A Member of Congress since 2007, Johnson represents Georgia’s Fourth Congressional District and serves on the Armed Services Committee. Prior to this incident, the lawmaker’s primary national notoriety came in worrying that Guam might sink (see clip below) because of overpopulation. “My fear is that the whole island will become so overly populated that it will tip over and capsize,” he declared to an admiral in a Capitol Hill public hearing.
Johnson’s office later claimed that he was kidding.
In a story broken by the Washington Free Beacon, Rep. Johnson reportedly argued that Jewish settlers were taking away land that supposedly belongs to Palestinians.
“There has been a steady [stream], almost like termites can get into a residence and eat before you know that you’ve been eaten up and you fall in on yourself, there has been settlement activity that has marched forward with impunity and at an ever increasing rate to the point where it has become alarming…You see one home after another being appropriated by Jewish people who come in to claim that land just because somebody did not spend the night there…”
Although the left in America and in Europe seems irrationally fixated on the Israeli-Palestinian discord on the West Bank of Israel to the point in some cases of anti-Semitism, territorial disputes and sectarian struggles exist all over the world. Israel is perhaps the only country for which the international community tries to dictate where its citizens can live, however.

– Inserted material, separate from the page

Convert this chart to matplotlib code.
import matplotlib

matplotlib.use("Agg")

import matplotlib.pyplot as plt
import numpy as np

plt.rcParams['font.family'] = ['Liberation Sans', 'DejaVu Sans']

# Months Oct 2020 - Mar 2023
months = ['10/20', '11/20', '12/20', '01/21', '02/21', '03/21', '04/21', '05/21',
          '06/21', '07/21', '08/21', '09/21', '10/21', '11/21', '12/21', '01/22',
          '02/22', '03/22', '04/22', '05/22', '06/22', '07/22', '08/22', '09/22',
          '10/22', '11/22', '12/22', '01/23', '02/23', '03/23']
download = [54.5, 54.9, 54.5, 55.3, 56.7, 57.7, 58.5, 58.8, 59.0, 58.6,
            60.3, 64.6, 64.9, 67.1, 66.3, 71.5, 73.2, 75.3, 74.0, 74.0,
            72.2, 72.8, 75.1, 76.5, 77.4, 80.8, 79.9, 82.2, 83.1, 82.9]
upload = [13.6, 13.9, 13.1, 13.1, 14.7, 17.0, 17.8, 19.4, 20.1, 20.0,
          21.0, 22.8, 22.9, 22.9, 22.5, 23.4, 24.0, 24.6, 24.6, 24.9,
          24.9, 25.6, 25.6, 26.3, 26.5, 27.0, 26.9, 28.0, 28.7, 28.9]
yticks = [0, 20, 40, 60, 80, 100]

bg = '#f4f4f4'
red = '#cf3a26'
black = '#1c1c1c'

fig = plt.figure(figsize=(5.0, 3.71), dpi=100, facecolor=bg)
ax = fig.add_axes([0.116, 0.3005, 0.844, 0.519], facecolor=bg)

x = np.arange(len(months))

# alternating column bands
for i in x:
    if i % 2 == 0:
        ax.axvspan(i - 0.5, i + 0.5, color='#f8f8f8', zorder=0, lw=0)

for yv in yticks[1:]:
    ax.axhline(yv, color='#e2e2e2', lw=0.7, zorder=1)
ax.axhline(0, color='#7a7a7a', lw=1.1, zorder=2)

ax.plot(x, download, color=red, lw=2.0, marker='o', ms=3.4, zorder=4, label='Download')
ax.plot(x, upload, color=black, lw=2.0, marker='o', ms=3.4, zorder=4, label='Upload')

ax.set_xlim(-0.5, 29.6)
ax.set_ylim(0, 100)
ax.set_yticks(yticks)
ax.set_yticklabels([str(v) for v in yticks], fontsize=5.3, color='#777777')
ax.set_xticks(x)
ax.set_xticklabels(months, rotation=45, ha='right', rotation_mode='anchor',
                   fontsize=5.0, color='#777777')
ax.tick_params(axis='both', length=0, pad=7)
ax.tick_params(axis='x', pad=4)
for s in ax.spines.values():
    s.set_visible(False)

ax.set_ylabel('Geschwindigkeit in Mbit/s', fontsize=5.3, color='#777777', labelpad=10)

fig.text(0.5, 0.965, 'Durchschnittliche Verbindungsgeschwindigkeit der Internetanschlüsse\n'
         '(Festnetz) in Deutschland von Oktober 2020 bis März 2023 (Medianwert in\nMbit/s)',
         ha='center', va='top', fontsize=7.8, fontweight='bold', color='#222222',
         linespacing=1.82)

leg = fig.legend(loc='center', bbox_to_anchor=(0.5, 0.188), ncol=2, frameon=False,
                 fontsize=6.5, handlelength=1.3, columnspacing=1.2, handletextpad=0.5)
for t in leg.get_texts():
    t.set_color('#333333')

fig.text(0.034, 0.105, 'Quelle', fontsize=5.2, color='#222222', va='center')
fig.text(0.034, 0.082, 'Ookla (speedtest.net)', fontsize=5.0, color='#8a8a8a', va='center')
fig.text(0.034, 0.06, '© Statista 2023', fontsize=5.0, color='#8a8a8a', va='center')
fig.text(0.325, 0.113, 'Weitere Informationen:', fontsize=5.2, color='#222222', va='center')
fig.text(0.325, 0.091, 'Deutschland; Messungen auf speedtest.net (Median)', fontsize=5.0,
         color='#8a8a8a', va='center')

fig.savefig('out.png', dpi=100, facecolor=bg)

Whether you approve of its policies or not, the state of Israel is the only functioning multicultural democracy in the Middle East. Israel has been plagued for the past year with lone-wolf knife attacks by Palestinian terrorists.

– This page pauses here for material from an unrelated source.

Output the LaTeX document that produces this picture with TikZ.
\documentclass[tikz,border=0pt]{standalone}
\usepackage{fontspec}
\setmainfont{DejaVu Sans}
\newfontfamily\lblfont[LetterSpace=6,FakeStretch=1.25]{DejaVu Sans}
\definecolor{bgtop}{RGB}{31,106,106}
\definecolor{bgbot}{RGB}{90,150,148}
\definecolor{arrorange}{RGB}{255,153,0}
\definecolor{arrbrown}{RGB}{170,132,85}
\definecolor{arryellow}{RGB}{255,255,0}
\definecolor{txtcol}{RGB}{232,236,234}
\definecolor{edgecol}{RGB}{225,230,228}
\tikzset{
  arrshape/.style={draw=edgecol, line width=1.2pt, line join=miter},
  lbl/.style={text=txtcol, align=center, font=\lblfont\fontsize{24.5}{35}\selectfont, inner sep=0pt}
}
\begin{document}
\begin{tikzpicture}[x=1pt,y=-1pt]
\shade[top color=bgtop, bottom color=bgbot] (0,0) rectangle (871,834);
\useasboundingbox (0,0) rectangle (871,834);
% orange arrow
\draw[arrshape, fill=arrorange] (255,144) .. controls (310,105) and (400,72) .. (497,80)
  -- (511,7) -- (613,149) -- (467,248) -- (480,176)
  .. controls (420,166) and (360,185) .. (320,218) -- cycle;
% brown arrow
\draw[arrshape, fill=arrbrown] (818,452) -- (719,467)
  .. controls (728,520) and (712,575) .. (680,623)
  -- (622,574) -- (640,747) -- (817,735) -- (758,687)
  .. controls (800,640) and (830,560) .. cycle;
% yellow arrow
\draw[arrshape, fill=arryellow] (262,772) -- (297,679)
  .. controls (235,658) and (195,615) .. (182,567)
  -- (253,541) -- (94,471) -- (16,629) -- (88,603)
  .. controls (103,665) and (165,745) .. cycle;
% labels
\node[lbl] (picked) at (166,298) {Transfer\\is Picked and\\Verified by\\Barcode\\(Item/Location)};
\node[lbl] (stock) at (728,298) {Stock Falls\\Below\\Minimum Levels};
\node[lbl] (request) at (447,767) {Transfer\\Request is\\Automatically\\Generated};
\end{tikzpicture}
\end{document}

Evidently, there is no video (at least so far) of Johnson’s remarks about Jewish settlers.
Moreover, Jews have been continuously present in what is now known as Israel for approximately 4,000 years, according to the Jewish Virtual Library website as well as many other sources. Israel was founded in May 1948 after British mandate over what was then called Palestine officially ended.
This is an offensive and unhelpful characterization. Demonization, dehumanization of settlers doesn’t advance peace https://t.co/m4rus9nuqk
— ADL (@ADL_National) July 25, 2016
In response to criticism from the Anti-Defamation League, Johnson, 61, who recently returned from a trip to the Middle East, apologized today for what he called a poor choice of words comparing Jewish settlements to termites.
The congressman subsequently explained to the Atlanta Journal-Constitution that Israel’s settlements on the West Bank make a two-state solution more difficult in his opinion. His office also claimed that the Beacon headline (“Congressman: Jewish Settlers Are Like Termites”) was misleading.
“The article (Free Beacon) headline is wrong. Congressman Johnson did not call Israelis termites but did say the settlement policies threaten peace and the two-state solution. Congressman Johnson did not intend to insult or speak derogatorily of the Israelis or the Jewish people. When using the metaphor of termites, the Congressman was referring to the corrosive process, not the people.”
Ironically, Johnson defeated fellow Democrat Cynthia McKinney in a 2006 runoff on his way to an overwhelming victory in the general election and has held the House seat ever since. Johnson’s termite comparison “came two days after former U.S. Rep. Cynthia McKinney, a Democrat with a track record of making remarks viewed as anti-Semitic, implied on Twitter that Israel was behind recent attacks in France and Germany,” the AJC separately reported.
In his remarks at the BDS conclave, Rep. Hank Johnson made another odd comparison. Avigdor Lieberman, Israel’s “right-wing” defense minister, in what Johnson described as the most right-wing government in Israel’s history, is “like Trump.”
Israeli Prime Minister Benjamin Netanyahu’s Likud coalition was reelected in March 2015 (in another campaign outcome that the pollsters got wrong) amid allegations that President Obama operatives intervened in the election on behalf of Netanyahu’s opponents.